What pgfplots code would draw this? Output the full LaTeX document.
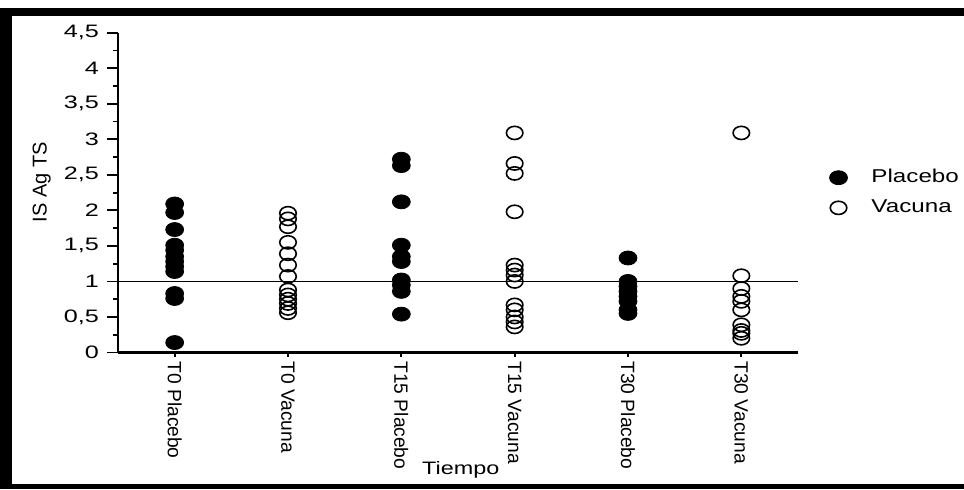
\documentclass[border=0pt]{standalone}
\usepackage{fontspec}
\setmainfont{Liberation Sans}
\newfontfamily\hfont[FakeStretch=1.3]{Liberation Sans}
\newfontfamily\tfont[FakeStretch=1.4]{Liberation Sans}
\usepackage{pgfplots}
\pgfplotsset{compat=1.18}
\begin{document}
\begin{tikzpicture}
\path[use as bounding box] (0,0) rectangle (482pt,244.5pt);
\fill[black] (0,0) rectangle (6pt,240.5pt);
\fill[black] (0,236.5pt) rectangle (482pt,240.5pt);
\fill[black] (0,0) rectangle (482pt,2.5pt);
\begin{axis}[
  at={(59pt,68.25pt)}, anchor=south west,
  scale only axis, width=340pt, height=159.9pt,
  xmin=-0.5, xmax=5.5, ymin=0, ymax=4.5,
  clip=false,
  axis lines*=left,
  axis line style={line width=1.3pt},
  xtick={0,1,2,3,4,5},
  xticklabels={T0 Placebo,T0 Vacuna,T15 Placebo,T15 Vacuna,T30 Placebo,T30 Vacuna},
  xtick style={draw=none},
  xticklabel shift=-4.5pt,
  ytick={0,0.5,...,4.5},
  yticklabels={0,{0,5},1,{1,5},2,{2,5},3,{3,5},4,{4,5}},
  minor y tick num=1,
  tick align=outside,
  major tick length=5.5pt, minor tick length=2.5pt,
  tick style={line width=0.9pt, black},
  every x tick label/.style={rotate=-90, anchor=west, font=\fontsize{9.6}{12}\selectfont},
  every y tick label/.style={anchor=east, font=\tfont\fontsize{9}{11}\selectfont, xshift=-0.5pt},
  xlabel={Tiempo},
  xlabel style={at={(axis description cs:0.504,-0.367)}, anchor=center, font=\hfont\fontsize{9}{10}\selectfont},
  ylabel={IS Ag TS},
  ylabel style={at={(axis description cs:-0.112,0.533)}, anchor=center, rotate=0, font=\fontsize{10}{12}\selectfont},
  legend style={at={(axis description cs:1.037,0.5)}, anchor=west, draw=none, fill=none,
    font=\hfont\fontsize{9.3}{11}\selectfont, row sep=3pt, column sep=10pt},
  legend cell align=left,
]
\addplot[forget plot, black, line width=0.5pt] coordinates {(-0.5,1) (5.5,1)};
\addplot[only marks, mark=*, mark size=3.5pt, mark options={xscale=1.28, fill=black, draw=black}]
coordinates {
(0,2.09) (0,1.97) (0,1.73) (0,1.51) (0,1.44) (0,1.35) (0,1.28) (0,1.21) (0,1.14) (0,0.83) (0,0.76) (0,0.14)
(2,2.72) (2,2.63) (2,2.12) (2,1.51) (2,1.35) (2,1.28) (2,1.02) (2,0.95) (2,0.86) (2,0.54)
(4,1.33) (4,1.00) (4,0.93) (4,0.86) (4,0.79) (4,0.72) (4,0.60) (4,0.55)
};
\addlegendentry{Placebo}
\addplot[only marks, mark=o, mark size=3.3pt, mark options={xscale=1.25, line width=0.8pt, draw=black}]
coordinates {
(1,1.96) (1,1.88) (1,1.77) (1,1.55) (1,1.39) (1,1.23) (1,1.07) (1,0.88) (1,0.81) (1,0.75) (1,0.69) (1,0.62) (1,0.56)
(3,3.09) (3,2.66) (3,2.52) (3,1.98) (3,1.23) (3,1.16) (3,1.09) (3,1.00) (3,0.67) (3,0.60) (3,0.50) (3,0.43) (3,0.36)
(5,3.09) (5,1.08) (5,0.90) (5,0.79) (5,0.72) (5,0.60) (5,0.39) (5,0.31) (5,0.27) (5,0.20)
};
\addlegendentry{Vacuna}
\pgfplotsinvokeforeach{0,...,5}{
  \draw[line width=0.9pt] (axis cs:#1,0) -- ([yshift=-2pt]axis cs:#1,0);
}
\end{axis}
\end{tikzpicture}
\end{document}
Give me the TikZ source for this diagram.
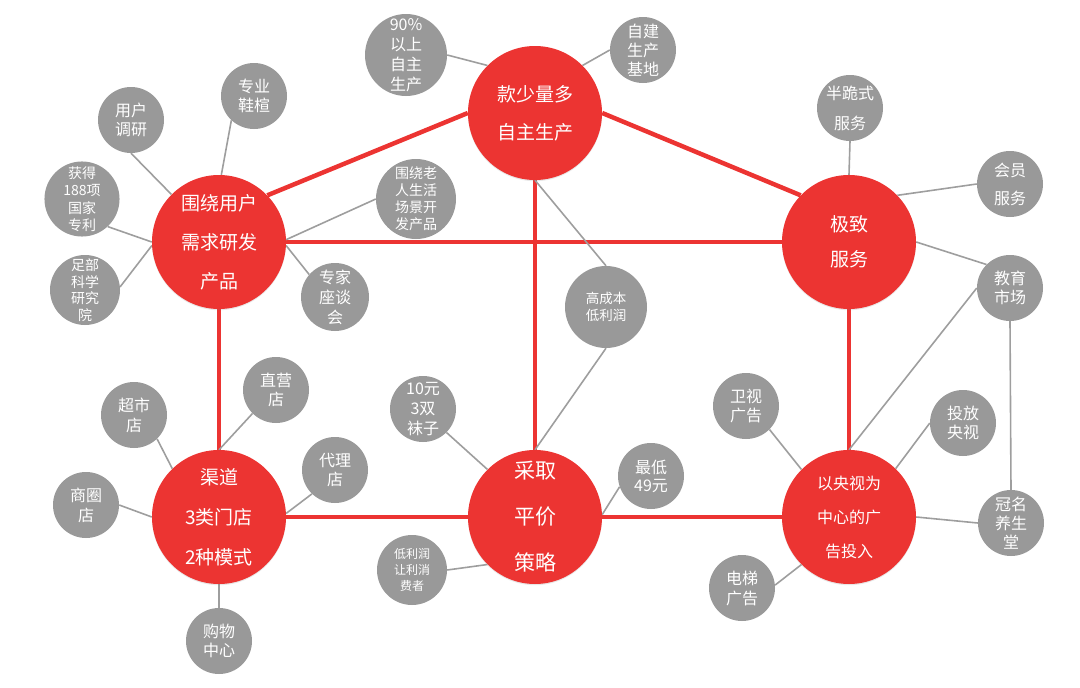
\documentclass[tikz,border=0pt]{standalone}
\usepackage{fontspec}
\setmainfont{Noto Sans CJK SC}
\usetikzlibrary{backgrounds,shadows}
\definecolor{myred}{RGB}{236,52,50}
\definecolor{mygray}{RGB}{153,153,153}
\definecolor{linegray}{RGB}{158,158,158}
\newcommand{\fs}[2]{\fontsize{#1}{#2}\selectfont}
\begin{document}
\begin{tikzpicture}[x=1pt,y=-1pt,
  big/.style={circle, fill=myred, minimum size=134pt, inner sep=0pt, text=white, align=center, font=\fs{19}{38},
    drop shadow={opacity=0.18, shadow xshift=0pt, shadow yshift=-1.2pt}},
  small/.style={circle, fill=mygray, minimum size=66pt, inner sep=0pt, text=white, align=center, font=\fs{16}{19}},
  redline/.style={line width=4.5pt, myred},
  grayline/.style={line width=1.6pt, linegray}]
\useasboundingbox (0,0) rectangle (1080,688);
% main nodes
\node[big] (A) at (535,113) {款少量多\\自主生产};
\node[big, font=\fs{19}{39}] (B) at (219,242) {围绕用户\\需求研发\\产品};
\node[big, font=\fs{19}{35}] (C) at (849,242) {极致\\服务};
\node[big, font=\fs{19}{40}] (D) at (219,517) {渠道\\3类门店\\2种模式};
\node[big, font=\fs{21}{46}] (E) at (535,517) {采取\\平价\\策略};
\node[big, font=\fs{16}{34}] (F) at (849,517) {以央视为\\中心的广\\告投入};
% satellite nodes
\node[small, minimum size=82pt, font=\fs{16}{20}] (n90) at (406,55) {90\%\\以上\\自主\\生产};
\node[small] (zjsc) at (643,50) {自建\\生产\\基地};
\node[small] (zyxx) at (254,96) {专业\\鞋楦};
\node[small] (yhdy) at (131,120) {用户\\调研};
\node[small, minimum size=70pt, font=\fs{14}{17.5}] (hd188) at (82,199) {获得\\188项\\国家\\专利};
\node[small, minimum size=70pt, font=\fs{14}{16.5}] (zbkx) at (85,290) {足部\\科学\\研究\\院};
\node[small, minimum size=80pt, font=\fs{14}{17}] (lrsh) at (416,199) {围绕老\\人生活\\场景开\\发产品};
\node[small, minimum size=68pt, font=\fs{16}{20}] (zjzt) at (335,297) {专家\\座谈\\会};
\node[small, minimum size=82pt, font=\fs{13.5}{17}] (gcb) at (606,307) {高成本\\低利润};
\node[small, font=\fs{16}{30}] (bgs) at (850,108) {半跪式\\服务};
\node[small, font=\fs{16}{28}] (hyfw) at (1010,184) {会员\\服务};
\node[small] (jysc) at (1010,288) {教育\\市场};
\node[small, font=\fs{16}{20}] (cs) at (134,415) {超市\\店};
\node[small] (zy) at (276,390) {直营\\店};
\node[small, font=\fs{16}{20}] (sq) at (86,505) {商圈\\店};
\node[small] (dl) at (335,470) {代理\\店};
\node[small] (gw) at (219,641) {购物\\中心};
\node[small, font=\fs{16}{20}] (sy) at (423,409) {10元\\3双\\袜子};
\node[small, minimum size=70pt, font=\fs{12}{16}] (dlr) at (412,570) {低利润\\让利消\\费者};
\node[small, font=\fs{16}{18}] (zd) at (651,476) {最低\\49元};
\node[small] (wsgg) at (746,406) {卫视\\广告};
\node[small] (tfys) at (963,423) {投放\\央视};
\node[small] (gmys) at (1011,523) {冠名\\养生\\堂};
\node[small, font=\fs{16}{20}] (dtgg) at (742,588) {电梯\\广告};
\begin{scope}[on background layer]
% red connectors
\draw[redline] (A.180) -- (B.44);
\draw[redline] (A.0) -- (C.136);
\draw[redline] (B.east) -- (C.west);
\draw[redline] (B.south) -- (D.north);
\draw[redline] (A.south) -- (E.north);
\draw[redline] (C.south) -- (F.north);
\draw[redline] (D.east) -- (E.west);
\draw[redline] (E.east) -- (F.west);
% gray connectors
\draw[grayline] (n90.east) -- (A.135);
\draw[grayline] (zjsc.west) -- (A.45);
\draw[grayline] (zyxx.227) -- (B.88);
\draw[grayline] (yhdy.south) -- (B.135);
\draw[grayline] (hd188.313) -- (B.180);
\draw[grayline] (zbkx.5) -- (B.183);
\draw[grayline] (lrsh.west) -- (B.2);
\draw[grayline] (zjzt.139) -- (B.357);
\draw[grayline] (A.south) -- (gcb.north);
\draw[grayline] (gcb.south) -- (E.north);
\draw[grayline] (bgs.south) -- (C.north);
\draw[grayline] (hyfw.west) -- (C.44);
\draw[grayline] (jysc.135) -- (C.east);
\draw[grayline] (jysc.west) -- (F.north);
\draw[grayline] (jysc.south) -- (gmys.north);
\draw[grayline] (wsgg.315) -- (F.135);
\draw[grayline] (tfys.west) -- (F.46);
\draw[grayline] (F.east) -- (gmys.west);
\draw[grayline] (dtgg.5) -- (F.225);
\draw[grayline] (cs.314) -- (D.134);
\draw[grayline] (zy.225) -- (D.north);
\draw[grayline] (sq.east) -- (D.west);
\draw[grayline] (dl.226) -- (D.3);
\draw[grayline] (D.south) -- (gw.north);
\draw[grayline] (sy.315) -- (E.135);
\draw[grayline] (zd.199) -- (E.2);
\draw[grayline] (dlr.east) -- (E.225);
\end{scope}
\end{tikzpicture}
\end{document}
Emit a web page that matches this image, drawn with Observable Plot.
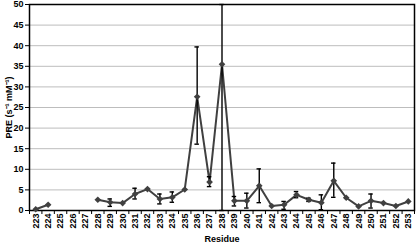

◆ ◆ ◆ ◆

» **Written instruction**
Each line in the entries above that includes the string "this" should be extracted.

» **Worked solution**
What pgfplots code would draw this? Output the full LaTeX document.
Give me the TikZ source for this diagram.
Emit a web page that matches this image, drawn with Observable Plot.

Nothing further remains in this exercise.